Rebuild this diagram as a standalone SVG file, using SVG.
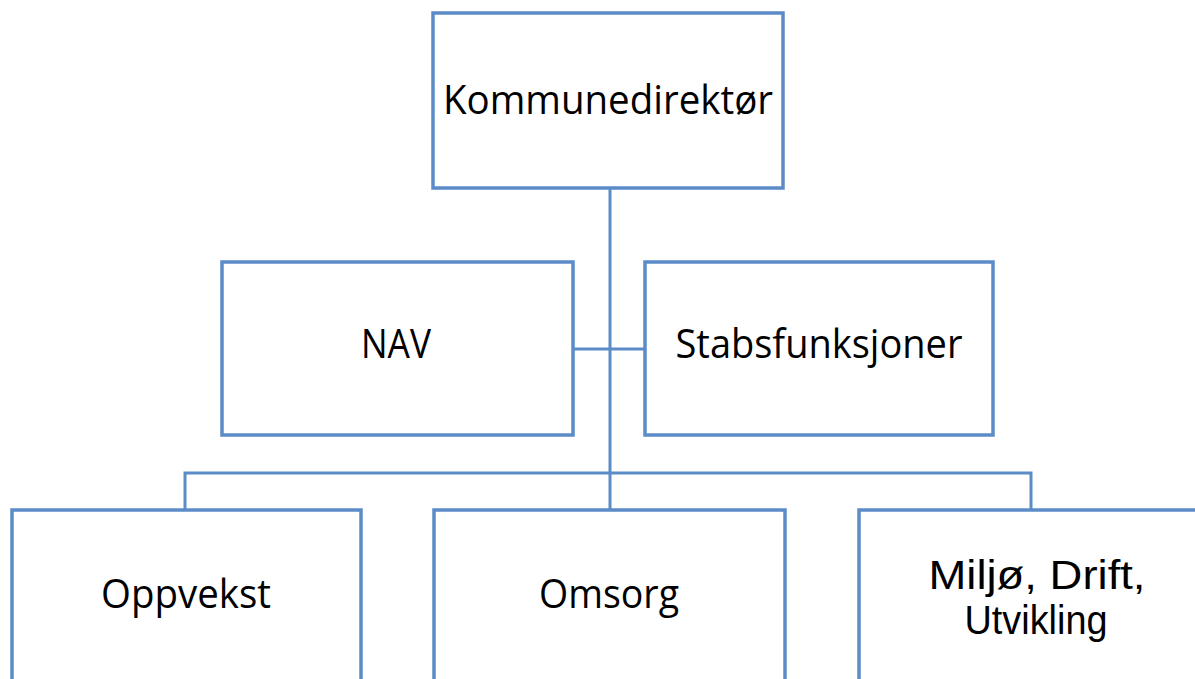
<svg xmlns="http://www.w3.org/2000/svg" width="1195" height="679" viewBox="0 0 1195 679">
<style>
.box{fill:#fff;stroke:#5B8CC8;stroke-width:3.5}
.con{fill:none;stroke:#5B8CC8;stroke-width:3}
text{font-family:"Open Sans","Liberation Sans",sans-serif;font-size:40px;fill:#000;text-anchor:middle}
text.tight{font-family:"Liberation Sans",sans-serif}
</style>
<rect width="1195" height="679" fill="#fff"/>
<g id="connectors">
<path class="con" d="M610 188 V510"/>
<path class="con" d="M573 349 H645"/>
<path class="con" d="M185 510 V473 H1031 V510"/>
</g>
<g id="kommunedirektor">
<rect class="box" x="433" y="13" width="350" height="175"/>
<text x="608" y="114" textLength="330" lengthAdjust="spacingAndGlyphs">Kommunedirektør</text>
</g>
<g id="nav">
<rect class="box" x="222" y="262" width="351" height="173"/>
<text x="396" y="358" textLength="70" lengthAdjust="spacingAndGlyphs">NAV</text>
</g>
<g id="stabsfunksjoner">
<rect class="box" x="645" y="262" width="348" height="173"/>
<text x="819" y="358" textLength="287" lengthAdjust="spacingAndGlyphs">Stabsfunksjoner</text>
</g>
<g id="oppvekst">
<rect class="box" x="12" y="510" width="349" height="190"/>
<text x="186" y="608" textLength="170" lengthAdjust="spacingAndGlyphs">Oppvekst</text>
</g>
<g id="omsorg">
<rect class="box" x="434" y="510" width="351" height="190"/>
<text x="609" y="608" textLength="140" lengthAdjust="spacingAndGlyphs">Omsorg</text>
</g>
<g id="miljo">
<rect class="box" x="859" y="510" width="360" height="190"/>
<text class="tight" x="1037" y="589" textLength="217" lengthAdjust="spacingAndGlyphs">Miljø, Drift,</text>
<text class="tight" x="1036" y="634" textLength="143" lengthAdjust="spacingAndGlyphs">Utvikling</text>
</g>
</svg>
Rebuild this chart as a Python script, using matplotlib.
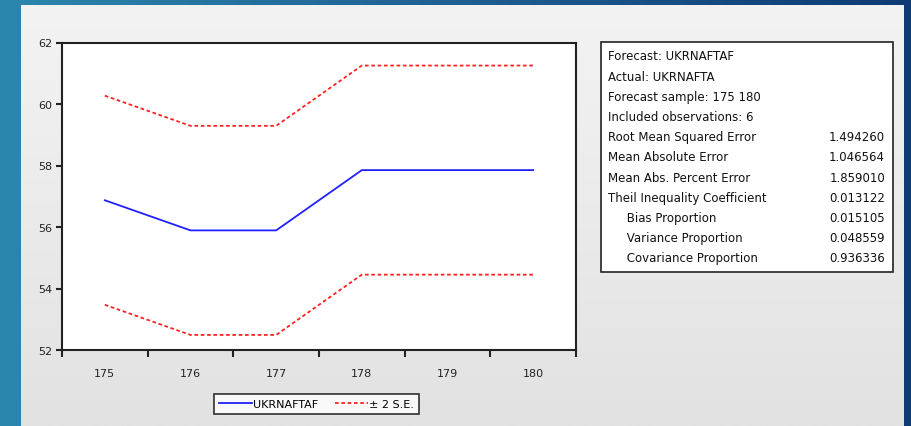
import matplotlib
matplotlib.use("Agg")
import matplotlib.pyplot as plt
from matplotlib.patches import Rectangle
from matplotlib.colors import LinearSegmentedColormap
import numpy as np

# ── data ──────────────────────────────────────────────────────────────────────
periods = [175, 176, 177, 178, 179, 180]
forecast = [56.87, 55.89, 55.89, 57.85, 57.85, 57.85]
upper_2se = [60.27, 59.29, 59.29, 61.25, 61.25, 61.25]
lower_2se = [53.47, 52.49, 52.49, 54.45, 54.45, 54.45]
y_ticks = [52, 54, 56, 58, 60, 62]

stat_labels = ["Root Mean Squared Error", "Mean Absolute Error",
               "Mean Abs. Percent Error", "Theil Inequality Coefficient",
               "     Bias Proportion", "     Variance Proportion",
               "     Covariance Proportion"]
stat_values = ["1.494260", "1.046564", "1.859010", "0.013122",
               "0.015105", "0.048559", "0.936336"]
header_lines = ["Forecast: UKRNAFTAF", "Actual: UKRNAFTA",
                "Forecast sample: 175 180", "Included observations: 6"]

W, H = 912, 427
FONT = "DejaVu Sans"
fig = plt.figure(figsize=(W / 100, H / 100), dpi=100)

# ── slide background + light panel ───────────────────────────────────────────
bg = fig.add_axes([0, 0, 1, 1], zorder=-10)
bg.set_xlim(0, W)
bg.set_ylim(H, 0)
bg.axis("off")
gx = np.linspace(0, 1, 256)[None, :]
blue = LinearSegmentedColormap.from_list("slide", ["#2b86ad", "#1f5f92", "#0e3b74"])
bg.imshow(gx, cmap=blue, extent=(0, W, H, 0), aspect="auto")
gy = np.linspace(0, 1, 256)[:, None]
grey = LinearSegmentedColormap.from_list("panel", ["#f3f3f3", "#e2e2e2"])
bg.imshow(gy, cmap=grey, extent=(21, 904, H, 6), aspect="auto")

# ── main chart ────────────────────────────────────────────────────────────────
L, R, T, B = 62, 576, 43.5, 351
ax = fig.add_axes([L / W, 1 - B / H, (R - L) / W, (B - T) / H])
ax.set_facecolor("white")
ax.plot(periods, forecast, color="#2020ff", lw=1.3)
ax.plot(periods, upper_2se, color="#ff2020", lw=1.3, ls=(0, (2, 1.5)))
ax.plot(periods, lower_2se, color="#ff2020", lw=1.3, ls=(0, (2, 1.5)))
ax.set_xlim(174.5, 180.5)
ax.set_ylim(52, 62)
ax.set_yticks(y_ticks)
ax.set_yticklabels([str(v) for v in y_ticks], fontsize=8, family=FONT, color="#222222")
ax.set_xticks(np.arange(174.5, 181, 1.0))
ax.set_xticklabels([])
ax.set_xticks(periods, minor=True)
ax.set_xticklabels([str(p) for p in periods], minor=True, fontsize=8,
                   family=FONT, color="#222222")
ax.tick_params(axis="x", which="major", direction="out", length=5, width=1.5, color="#222222")
ax.tick_params(axis="x", which="minor", length=0, pad=13)
ax.tick_params(axis="y", direction="out", length=4, width=1.5, color="#222222", pad=3)
for s in ax.spines.values():
    s.set_linewidth(1.5)
    s.set_color("#222222")

leg = ax.legend(["UKRNAFTAF", "± 2 S.E."], loc="upper center",
                bbox_to_anchor=(0.495, -0.125), ncol=2, frameon=True,
                fancybox=False, edgecolor="black", prop={"family": FONT, "size": 8},
                handlelength=3.0, handletextpad=0.1, columnspacing=1.5,
                borderpad=0.45)
leg.get_frame().set_linewidth(1.2)

# ── forecast statistics box ───────────────────────────────────────────────────
bg.add_patch(Rectangle((601, 43), 292, 230, facecolor="white",
                       edgecolor="#222222", lw=1.2))
y0, dy = 57, 20.2
for i, txt in enumerate(header_lines):
    bg.text(608, y0 + i * dy, txt, fontsize=8.5, family=FONT,
            color="#111111", va="center", ha="left")
for j, (lab, val) in enumerate(zip(stat_labels, stat_values)):
    y = y0 + (len(header_lines) + j) * dy
    bg.text(608, y, lab, fontsize=8.5, family=FONT, color="#111111",
            va="center", ha="left")
    bg.text(885, y, val, fontsize=8.5, family=FONT, color="#111111",
            va="center", ha="right")

fig.savefig("out.png", dpi=100)
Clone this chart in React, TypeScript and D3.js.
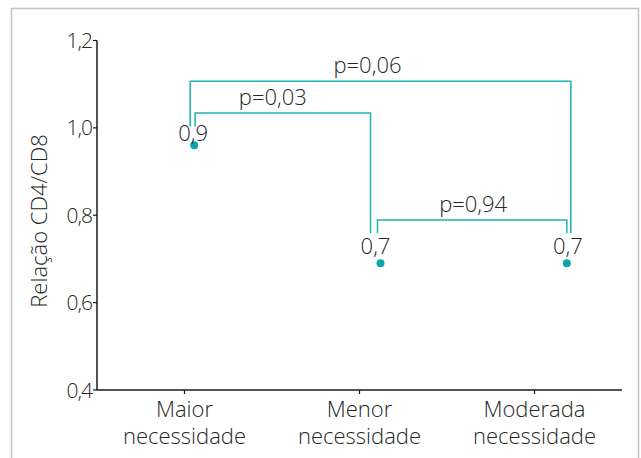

> The exercise: Copy all of the entries verbatim, leaving out any pictures they contain.

> Final result:
Rebuild this diagram as a standalone SVG file, using SVG.
<svg xmlns="http://www.w3.org/2000/svg" width="1195" height="679" viewBox="0 0 1195 679">
<style>
.box{fill:#fff;stroke:#5B8CC8;stroke-width:3.5}
.con{fill:none;stroke:#5B8CC8;stroke-width:3}
text{font-family:"Open Sans","Liberation Sans",sans-serif;font-size:40px;fill:#000;text-anchor:middle}
text.tight{font-family:"Liberation Sans",sans-serif}
</style>
<rect width="1195" height="679" fill="#fff"/>
<g id="connectors">
<path class="con" d="M610 188 V510"/>
<path class="con" d="M573 349 H645"/>
<path class="con" d="M185 510 V473 H1031 V510"/>
</g>
<g id="kommunedirektor">
<rect class="box" x="433" y="13" width="350" height="175"/>
<text x="608" y="114" textLength="330" lengthAdjust="spacingAndGlyphs">Kommunedirektør</text>
</g>
<g id="nav">
<rect class="box" x="222" y="262" width="351" height="173"/>
<text x="396" y="358" textLength="70" lengthAdjust="spacingAndGlyphs">NAV</text>
</g>
<g id="stabsfunksjoner">
<rect class="box" x="645" y="262" width="348" height="173"/>
<text x="819" y="358" textLength="287" lengthAdjust="spacingAndGlyphs">Stabsfunksjoner</text>
</g>
<g id="oppvekst">
<rect class="box" x="12" y="510" width="349" height="190"/>
<text x="186" y="608" textLength="170" lengthAdjust="spacingAndGlyphs">Oppvekst</text>
</g>
<g id="omsorg">
<rect class="box" x="434" y="510" width="351" height="190"/>
<text x="609" y="608" textLength="140" lengthAdjust="spacingAndGlyphs">Omsorg</text>
</g>
<g id="miljo">
<rect class="box" x="859" y="510" width="360" height="190"/>
<text class="tight" x="1037" y="589" textLength="217" lengthAdjust="spacingAndGlyphs">Miljø, Drift,</text>
<text class="tight" x="1036" y="634" textLength="143" lengthAdjust="spacingAndGlyphs">Utvikling</text>
</g>
</svg>
Rebuild this chart as a Python script, using matplotlib.
import matplotlib
matplotlib.use("Agg")
import matplotlib.pyplot as plt
from matplotlib.patches import Rectangle
from matplotlib.colors import LinearSegmentedColormap
import numpy as np

# ── data ──────────────────────────────────────────────────────────────────────
periods = [175, 176, 177, 178, 179, 180]
forecast = [56.87, 55.89, 55.89, 57.85, 57.85, 57.85]
upper_2se = [60.27, 59.29, 59.29, 61.25, 61.25, 61.25]
lower_2se = [53.47, 52.49, 52.49, 54.45, 54.45, 54.45]
y_ticks = [52, 54, 56, 58, 60, 62]

stat_labels = ["Root Mean Squared Error", "Mean Absolute Error",
               "Mean Abs. Percent Error", "Theil Inequality Coefficient",
               "     Bias Proportion", "     Variance Proportion",
               "     Covariance Proportion"]
stat_values = ["1.494260", "1.046564", "1.859010", "0.013122",
               "0.015105", "0.048559", "0.936336"]
header_lines = ["Forecast: UKRNAFTAF", "Actual: UKRNAFTA",
                "Forecast sample: 175 180", "Included observations: 6"]

W, H = 912, 427
FONT = "DejaVu Sans"
fig = plt.figure(figsize=(W / 100, H / 100), dpi=100)

# ── slide background + light panel ───────────────────────────────────────────
bg = fig.add_axes([0, 0, 1, 1], zorder=-10)
bg.set_xlim(0, W)
bg.set_ylim(H, 0)
bg.axis("off")
gx = np.linspace(0, 1, 256)[None, :]
blue = LinearSegmentedColormap.from_list("slide", ["#2b86ad", "#1f5f92", "#0e3b74"])
bg.imshow(gx, cmap=blue, extent=(0, W, H, 0), aspect="auto")
gy = np.linspace(0, 1, 256)[:, None]
grey = LinearSegmentedColormap.from_list("panel", ["#f3f3f3", "#e2e2e2"])
bg.imshow(gy, cmap=grey, extent=(21, 904, H, 6), aspect="auto")

# ── main chart ────────────────────────────────────────────────────────────────
L, R, T, B = 62, 576, 43.5, 351
ax = fig.add_axes([L / W, 1 - B / H, (R - L) / W, (B - T) / H])
ax.set_facecolor("white")
ax.plot(periods, forecast, color="#2020ff", lw=1.3)
ax.plot(periods, upper_2se, color="#ff2020", lw=1.3, ls=(0, (2, 1.5)))
ax.plot(periods, lower_2se, color="#ff2020", lw=1.3, ls=(0, (2, 1.5)))
ax.set_xlim(174.5, 180.5)
ax.set_ylim(52, 62)
ax.set_yticks(y_ticks)
ax.set_yticklabels([str(v) for v in y_ticks], fontsize=8, family=FONT, color="#222222")
ax.set_xticks(np.arange(174.5, 181, 1.0))
ax.set_xticklabels([])
ax.set_xticks(periods, minor=True)
ax.set_xticklabels([str(p) for p in periods], minor=True, fontsize=8,
                   family=FONT, color="#222222")
ax.tick_params(axis="x", which="major", direction="out", length=5, width=1.5, color="#222222")
ax.tick_params(axis="x", which="minor", length=0, pad=13)
ax.tick_params(axis="y", direction="out", length=4, width=1.5, color="#222222", pad=3)
for s in ax.spines.values():
    s.set_linewidth(1.5)
    s.set_color("#222222")

leg = ax.legend(["UKRNAFTAF", "± 2 S.E."], loc="upper center",
                bbox_to_anchor=(0.495, -0.125), ncol=2, frameon=True,
                fancybox=False, edgecolor="black", prop={"family": FONT, "size": 8},
                handlelength=3.0, handletextpad=0.1, columnspacing=1.5,
                borderpad=0.45)
leg.get_frame().set_linewidth(1.2)

# ── forecast statistics box ───────────────────────────────────────────────────
bg.add_patch(Rectangle((601, 43), 292, 230, facecolor="white",
                       edgecolor="#222222", lw=1.2))
y0, dy = 57, 20.2
for i, txt in enumerate(header_lines):
    bg.text(608, y0 + i * dy, txt, fontsize=8.5, family=FONT,
            color="#111111", va="center", ha="left")
for j, (lab, val) in enumerate(zip(stat_labels, stat_values)):
    y = y0 + (len(header_lines) + j) * dy
    bg.text(608, y, lab, fontsize=8.5, family=FONT, color="#111111",
            va="center", ha="left")
    bg.text(885, y, val, fontsize=8.5, family=FONT, color="#111111",
            va="center", ha="right")

fig.savefig("out.png", dpi=100)
Clone this chart in React, TypeScript and D3.js.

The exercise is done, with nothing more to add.